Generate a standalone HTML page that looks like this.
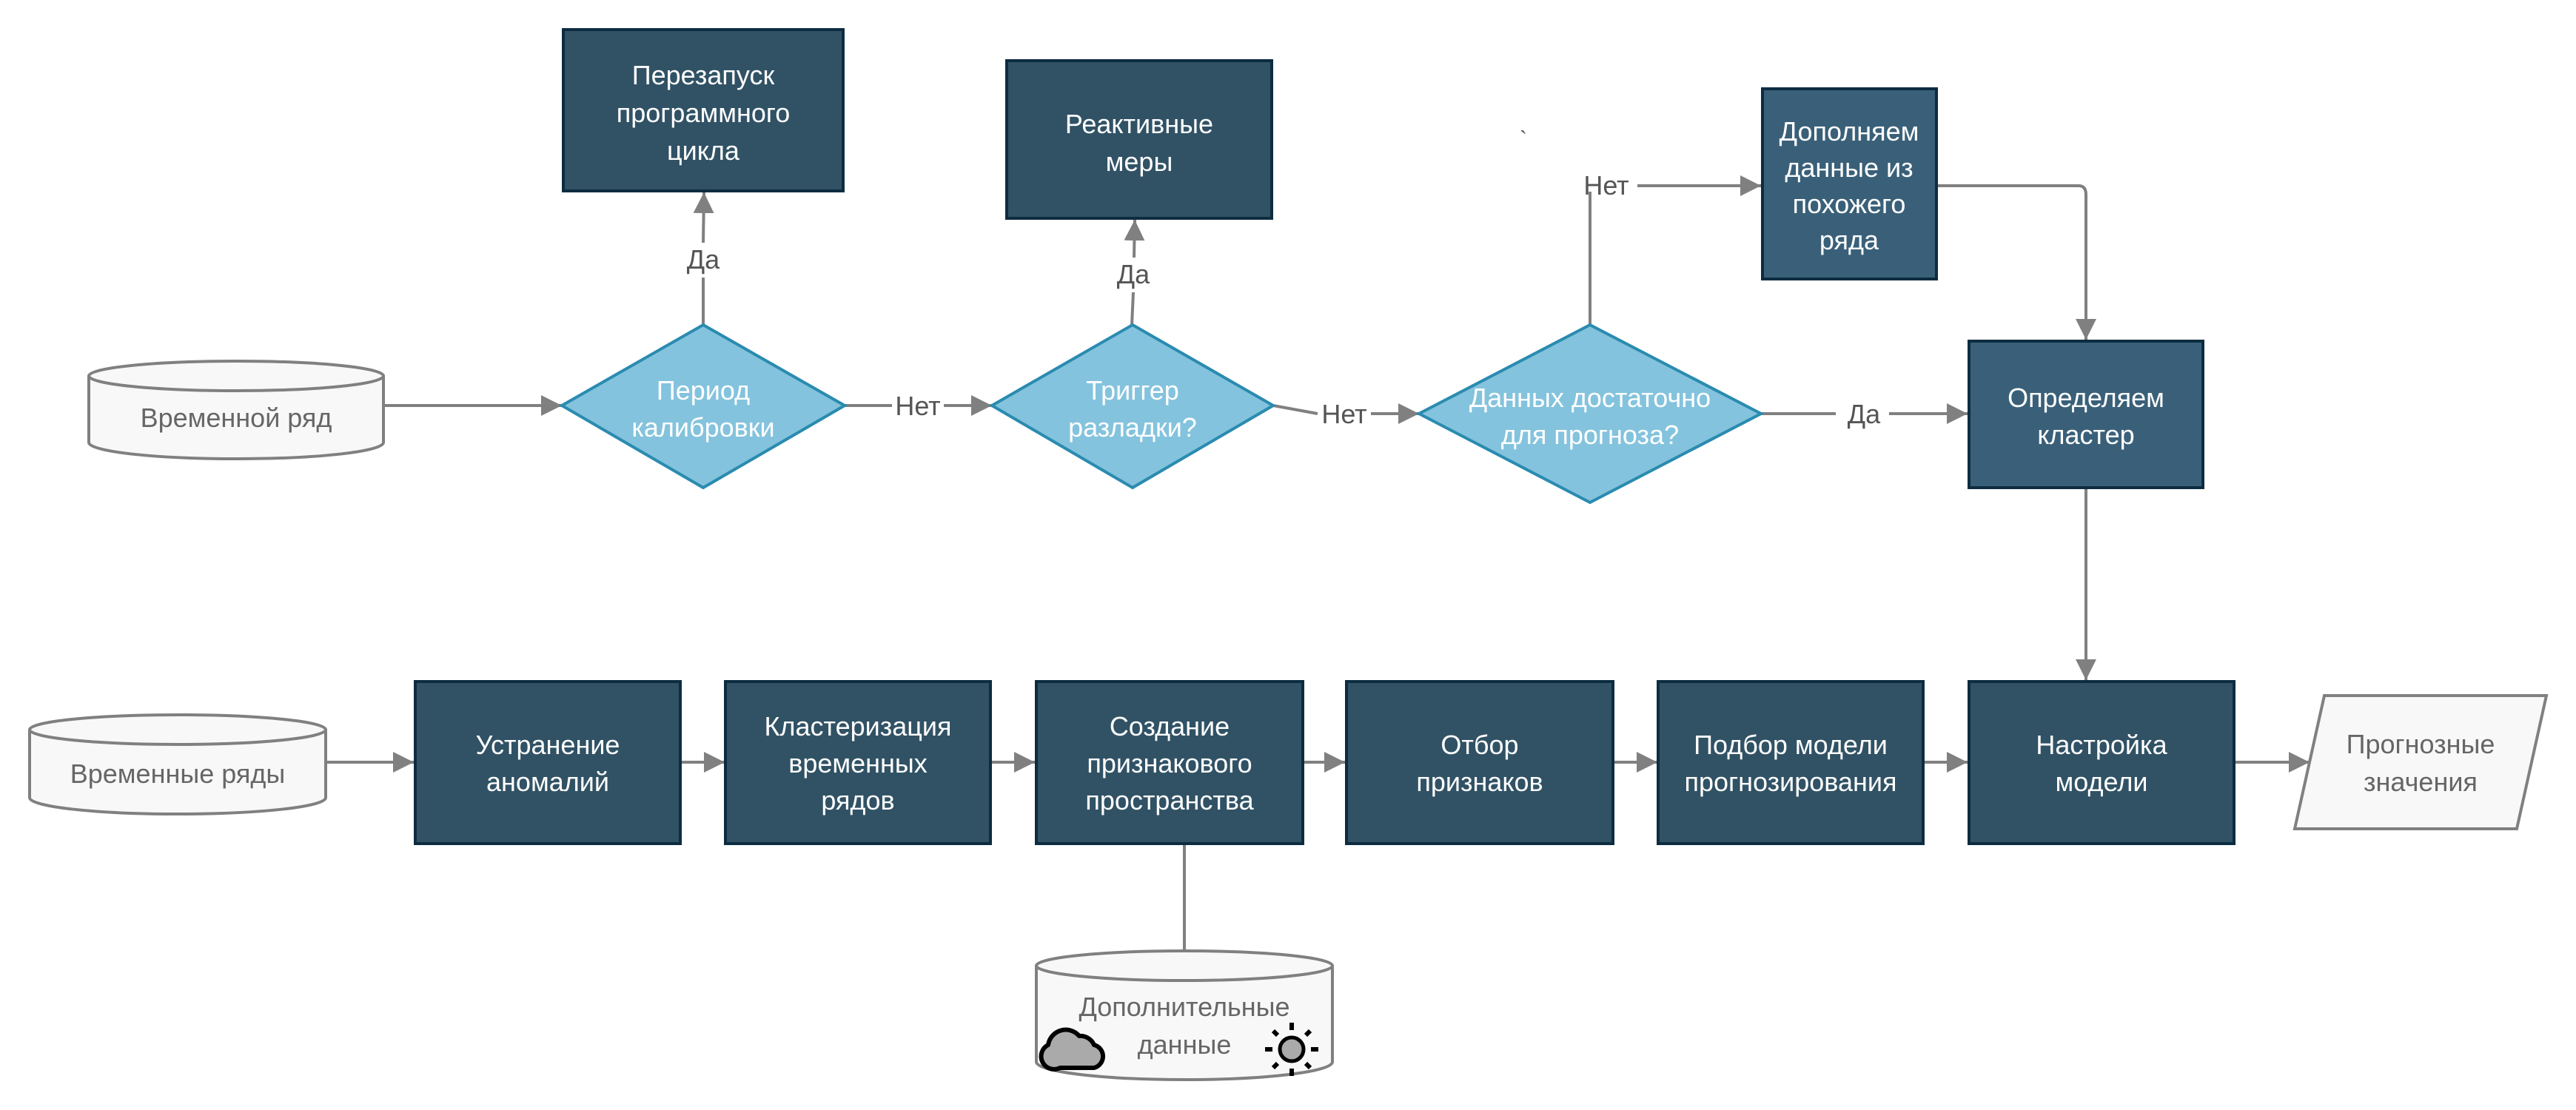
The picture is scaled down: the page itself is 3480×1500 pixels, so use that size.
<!DOCTYPE html>
<html><head><meta charset="utf-8"><style>
html,body{margin:0;padding:0;background:#fff;}
svg{display:block;}
text{font-family:"Liberation Sans","DejaVu Sans",sans-serif;}
.w{fill:#fff;font-size:36px;text-anchor:middle;}
.g{fill:#666;font-size:36px;text-anchor:middle;}
.l{fill:#555;font-size:36px;text-anchor:middle;}
.ln{stroke:#808080;stroke-width:4;fill:none;}
</style></head><body>
<svg width="3480" height="1500" viewBox="0 0 3480 1500" xmlns="http://www.w3.org/2000/svg">
<defs>
<marker id="a" viewBox="0 0 10 10" refX="10" refY="5" markerWidth="7" markerHeight="7" orient="auto" markerUnits="strokeWidth">
<path d="M0,0 L10,5 L0,10 Z" fill="#808080"/></marker>
</defs>
<rect width="3480" height="1500" fill="#fff"/>

<path class="ln" d="M519,548 L759,548" marker-end="url(#a)"/>
<path class="ln" d="M1141,548 L1205,548 M1275,548 L1340,548" marker-end="url(#a)"/>
<path class="ln" d="M1720,548 L1780,559 M1852,559 L1917,559" marker-end="url(#a)"/>
<path class="ln" d="M2379,559 L2480,559 M2552,559 L2658,559" marker-end="url(#a)"/>
<path class="ln" d="M950,439 L950,375 M950,328 L951,260" marker-end="url(#a)"/>
<path class="ln" d="M1529,439 L1531,395 M1532,348 L1533,297" marker-end="url(#a)"/>
<path class="ln" d="M2148,439 L2148,259 M2212,251 L2379,251" marker-end="url(#a)"/>
<path class="ln" d="M2618,251 L2808,251 Q2818,251 2818,263 L2818,459" marker-end="url(#a)"/>
<path class="ln" d="M2818,659 L2818,919" marker-end="url(#a)"/>
<path class="ln" d="M440,1030 L559,1030" marker-end="url(#a)"/>
<path class="ln" d="M919,1030 L979,1030" marker-end="url(#a)"/>
<path class="ln" d="M1338,1030 L1398,1030" marker-end="url(#a)"/>
<path class="ln" d="M1760,1030 L1817,1030" marker-end="url(#a)"/>
<path class="ln" d="M2179,1030 L2239,1030" marker-end="url(#a)"/>
<path class="ln" d="M2598,1030 L2658,1030" marker-end="url(#a)"/>
<path class="ln" d="M3018,1030 L3120,1030" marker-end="url(#a)"/>
<path class="ln" d="M1600,1141 L1600,1287"/>

<text class="l" x="950" y="363">Да</text>
<text class="l" x="1531" y="383">Да</text>
<text class="l" x="1240" y="561">Нет</text>
<text class="l" x="1816" y="572">Нет</text>
<text class="l" x="2170" y="263">Нет</text>
<text class="l" x="2518" y="572">Да</text>
<text class="l" x="2058" y="198" style="font-size:30px">`</text>

<rect x="761" y="40" width="378" height="218" fill="#315265" stroke="#0d2c40" stroke-width="4"/>
<text class="w" x="950" y="114">Перезапуск</text>
<text class="w" x="950" y="165">программного</text>
<text class="w" x="950" y="216">цикла</text>
<rect x="1360" y="82" width="358" height="213" fill="#315265" stroke="#0d2c40" stroke-width="4"/>
<text class="w" x="1539" y="180">Реактивные</text>
<text class="w" x="1539" y="231">меры</text>
<rect x="2381" y="120" width="235" height="257" fill="#3a6079" stroke="#0d2c40" stroke-width="4"/>
<text class="w" x="2498" y="190">Дополняем</text>
<text class="w" x="2498" y="239">данные из</text>
<text class="w" x="2498" y="288">похожего</text>
<text class="w" x="2498" y="337">ряда</text>
<rect x="2660" y="461" width="316" height="198" fill="#3a6079" stroke="#0d2c40" stroke-width="4"/>
<text class="w" x="2818" y="550">Определяем</text>
<text class="w" x="2818" y="600">кластер</text>

<polygon points="950,439 1141,548 950,659 759,548" fill="#84c3dd" stroke="#2a8bb0" stroke-width="4"/>
<text class="w" x="950" y="540">Период</text>
<text class="w" x="950" y="590">калибровки</text>
<polygon points="1530,439 1720,548 1530,659 1340,548" fill="#84c3dd" stroke="#2a8bb0" stroke-width="4"/>
<text class="w" x="1530" y="540">Триггер</text>
<text class="w" x="1530" y="590">разладки?</text>
<polygon points="2148,439 2379,559 2148,679 1917,559" fill="#84c3dd" stroke="#2a8bb0" stroke-width="4"/>
<text class="w" x="2148" y="550">Данных достаточно</text>
<text class="w" x="2148" y="600">для прогноза?</text>

<path d="M120,508 L120,598 A199,22 0 0 0 518,598 L518,508" fill="#f8f8f8" stroke="#808080" stroke-width="4"/>
<ellipse cx="319" cy="508" rx="199" ry="20" fill="#f8f8f8" stroke="#808080" stroke-width="4"/>
<text class="g" x="319" y="577">Временной ряд</text>

<g fill="#315265" stroke="#0d2c40" stroke-width="4">
<rect x="561" y="921" width="358" height="219"/>
<rect x="980" y="921" width="358" height="219"/>
<rect x="1400" y="921" width="360" height="219"/>
<rect x="1819" y="921" width="360" height="219"/>
<rect x="2240" y="921" width="358" height="219"/>
<rect x="2660" y="921" width="358" height="219"/>
</g>
<text class="w" x="740" y="1019">Устранение</text>
<text class="w" x="740" y="1069">аномалий</text>
<text class="w" x="1159" y="994">Кластеризация</text>
<text class="w" x="1159" y="1044">временных</text>
<text class="w" x="1159" y="1094">рядов</text>
<text class="w" x="1580" y="994">Создание</text>
<text class="w" x="1580" y="1044">признакового</text>
<text class="w" x="1580" y="1094">пространства</text>
<text class="w" x="1999" y="1019">Отбор</text>
<text class="w" x="1999" y="1069">признаков</text>
<text class="w" x="2419" y="1019">Подбор модели</text>
<text class="w" x="2419" y="1069">прогнозирования</text>
<text class="w" x="2839" y="1019">Настройка</text>
<text class="w" x="2839" y="1069">модели</text>

<path d="M40,986 L40,1078 A200,22 0 0 0 440,1078 L440,986" fill="#f8f8f8" stroke="#808080" stroke-width="4"/>
<ellipse cx="240" cy="986" rx="200" ry="20" fill="#f8f8f8" stroke="#808080" stroke-width="4"/>
<text class="g" x="240" y="1058">Временные ряды</text>

<polygon points="3140,940 3440,940 3400,1120 3100,1120" fill="#f8f8f8" stroke="#808080" stroke-width="4"/>
<text class="g" x="3270" y="1018">Прогнозные</text>
<text class="g" x="3270" y="1069">значения</text>

<path d="M1400,1305 L1400,1435 A200,24 0 0 0 1800,1435 L1800,1305" fill="#f8f8f8" stroke="#808080" stroke-width="4"/>
<ellipse cx="1600" cy="1305" rx="200" ry="20" fill="#f8f8f8" stroke="#808080" stroke-width="4"/>
<text class="g" x="1600" y="1373">Дополнительные</text>
<text class="g" x="1600" y="1424">данные</text>
<path d="M1432,1443 L1478,1443 A16,16 0 0 0 1478,1412 A20,20 0 0 0 1458,1400 A24,24 0 0 0 1416,1412 A16,16 0 0 0 1432,1443 Z" fill="#aaa" stroke="#000" stroke-width="6" stroke-linejoin="round"/>
<circle cx="1745" cy="1418" r="16" fill="#aaa" stroke="#000" stroke-width="5"/>
<g stroke="#000" stroke-width="6">
<line x1="1745" y1="1382" x2="1745" y2="1392"/><line x1="1745" y1="1444" x2="1745" y2="1454"/>
<line x1="1709" y1="1418" x2="1719" y2="1418"/><line x1="1771" y1="1418" x2="1781" y2="1418"/>
<line x1="1720" y1="1393" x2="1726" y2="1399"/><line x1="1764" y1="1437" x2="1770" y2="1443"/>
<line x1="1770" y1="1393" x2="1764" y2="1399"/><line x1="1726" y1="1437" x2="1720" y2="1443"/>
</g>
</svg>
</body></html>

• _EXERCISE AIM_:
Using the material above, gather every line that includes "size".

• _REPLY_:
The picture is scaled down: the page itself is 3480×1500 pixels, so use that size.
.w{fill:#fff;font-size:36px;text-anchor:middle;}
.g{fill:#666;font-size:36px;text-anchor:middle;}
.l{fill:#555;font-size:36px;text-anchor:middle;}
<text class="l" x="2058" y="198" style="font-size:30px">`</text>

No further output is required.